The REG Procedure

TEST Statement

<label:> TEST equation, <,, equation> </ option> ;

The TEST statement tests hypotheses about the parameters estimated in the preceding MODEL statement. It has the same syntax as the RESTRICT statement except that it supports an option. Each equation specifies a linear hypothesis to be tested. The rows of the hypothesis are separated by commas.

Variable names must correspond to regressors, and each variable name represents the coefficient of the corresponding variable in the model. An optional label is useful to identify each test with a name. The keyword INTERCEPT can be used instead of a variable name to refer to the model’s intercept.

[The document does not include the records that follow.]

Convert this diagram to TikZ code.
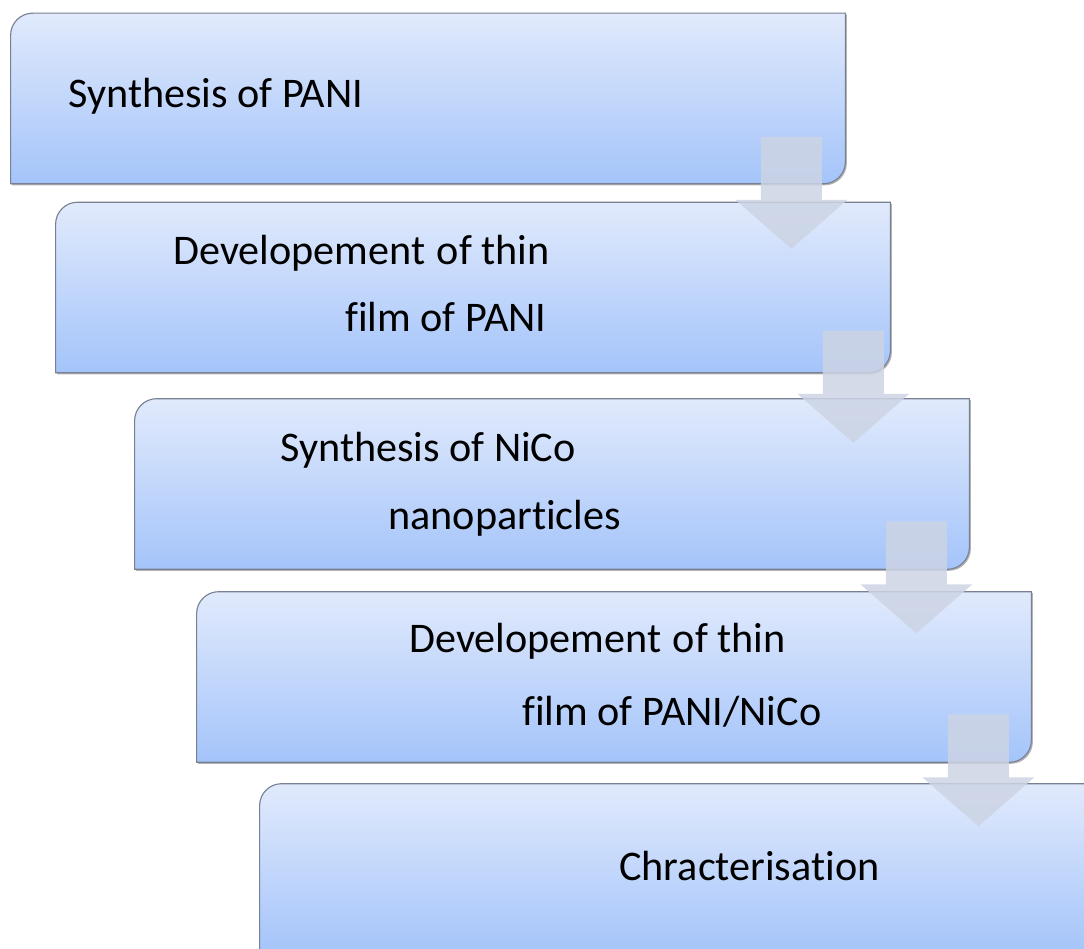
\documentclass[tikz,border=0pt]{standalone}
\usepackage{fontspec}
\setmainfont{Carlito}[Ligatures=NoCommon]
\usetikzlibrary{calc}
\definecolor{boxtop}{RGB}{225,234,252}
\definecolor{boxbot}{RGB}{164,196,250}
\definecolor{boxedge}{RGB}{120,129,148}
\definecolor{flowgray}{RGB}{204,212,228}

\begin{document}
\begin{tikzpicture}[
  x=0.025cm, y=0.025cm,
  stage/.style={rectangle, inner sep=0pt, minimum width=20.85cm, minimum height=4.25cm},
  outline/.style={draw=boxedge, line width=0.8pt, top color=boxtop, bottom color=boxbot},
  shade/.style={fill=black, fill opacity=0.3},
  lbl/.style={anchor=base west, inner sep=0pt, font=\fontsize{30}{36}\selectfont},
  flow/.style={fill=flowgray, fill opacity=0.85},
]
\useasboundingbox (0,0) rectangle (1084,948);
\clip (0,0) rectangle (1084,948);

%% Stages
\node[stage] (b1) at (428,849.5) {};
\node[stage] (b2) at (473,660.5) {};
\node[stage] (b3) at (552,464)   {};
\node[stage] (b4) at (614,271)   {};
\node[stage] (b5) at (677,79)    {};

\foreach \i in {1,...,5}{
  \fill[shade] ($(b\i.south west)+(1.5,-1.5)$) -- ($(b\i.north west)+(1.5,-23.5)$) arc[start angle=180, end angle=90, radius=22] -- ($(b\i.north east)+(1.5,-1.5)$) -- ($(b\i.south east)+(1.5,20.5)$) arc[start angle=0, end angle=-90, radius=22] -- cycle;
  \draw[outline] (b\i.south west) -- ($(b\i.north west)+(0,-22)$) arc[start angle=180, end angle=90, radius=22] -- (b\i.north east) -- ($(b\i.south east)+(0,22)$) arc[start angle=0, end angle=-90, radius=22] -- cycle;
}

%% Labels
\node[lbl] (t1)  at (68,840)  {Synthesis of PANI};
\node[lbl] (t2a) at (173,683) {Developement\hspace{0.05em} of thin};
\node[lbl] (t2b) at (345,616) {film of PANI};
\node[lbl] (t3a) at (280,486) {Synthesis of NiCo};
\node[lbl] (t3b) at (388,418) {nanoparticles};
\node[lbl] (t4a) at (409,295) {Developement\hspace{0.05em} of thin};
\node[lbl] (t4b) at (522,223) {film of PANI/NiCo};
\node[lbl] (t5)  at (619,68)  {Chracterisation};

%% Flow arrows
\foreach \i/\dx/\dy in {1/-54/47, 2/-37/42, 3/-53/48, 4/-53/48}{
  \coordinate (a\i) at ($(b\i.south east)+(\dx,\dy)$);
  \fill[flow] (a\i) ++(-30.5,0) -- ++(61,0) -- ++(0,-63) -- ++(25.5,0) -- ++(-56,-49) -- ++(-56,49) -- ++(25.5,0) -- cycle;
}
\end{tikzpicture}
\end{document}
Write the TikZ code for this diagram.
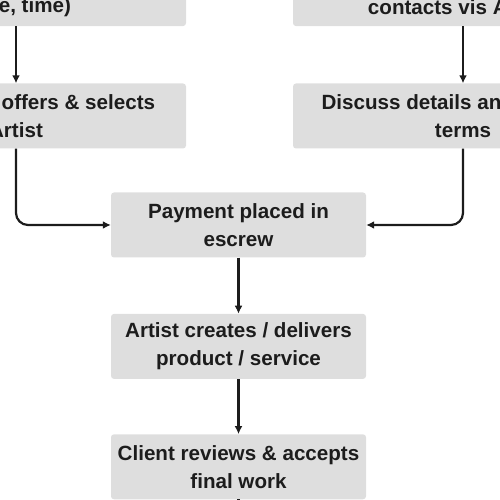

The REG procedure performs an F test for the joint hypotheses specified in a single TEST statement. More than one TEST statement can accompany a MODEL statement. The numerator is the usual quadratic form of the estimates; the denominator is the mean squared error. If hypotheses can be represented by

\[  \bL \bbeta = \mb {c}  \]

then the numerator of the F test is

\[  \mb {Q} = (\mb {Lb} - \mb {c})^{\prime } (\mb {L}(\mb {X}’\mb {X})^{-}\mb {L}^{\prime })^{-1} (\mb {Lb} - \mb {c})  \]

divided by degrees of freedom, where $\mb {b}$ is the estimate of $\bbeta $. For example:

model y=a1 a2 b1 b2;
aplus: test a1+a2=1;
b1:    test b1=0, b2=0;
b2:    test b1, b2;

The last two statements are equivalent; since no constant is specified, zero is assumed.

Note that, when the ACOV, HCC, or WHITE option is specified in the MODEL statement, tests are recomputed using the heteroscedasticity-consistent covariance matrix specified with the HCCMETHOD= option in the MODEL statement (see the section Testing for Heteroscedasticity).

One option can be specified in the TEST statement after a slash (/):

PRINT

displays intermediate calculations. This includes $\mb {L}(\mb {X}’\mb {X})^{-}\mb {L}^{\prime }$ bordered by $\mb {Lb} - \mb {c}$, and $(\mb {L}(\mb {X}’\mb {X})^{-}\mb {L}^{\prime })^{-1}$ bordered by $(\mb {L}(\mb {X}’\mb {X})^{-} \mb {L}^{\prime })^{-1}(\mb {Lb} - \mb {c})$.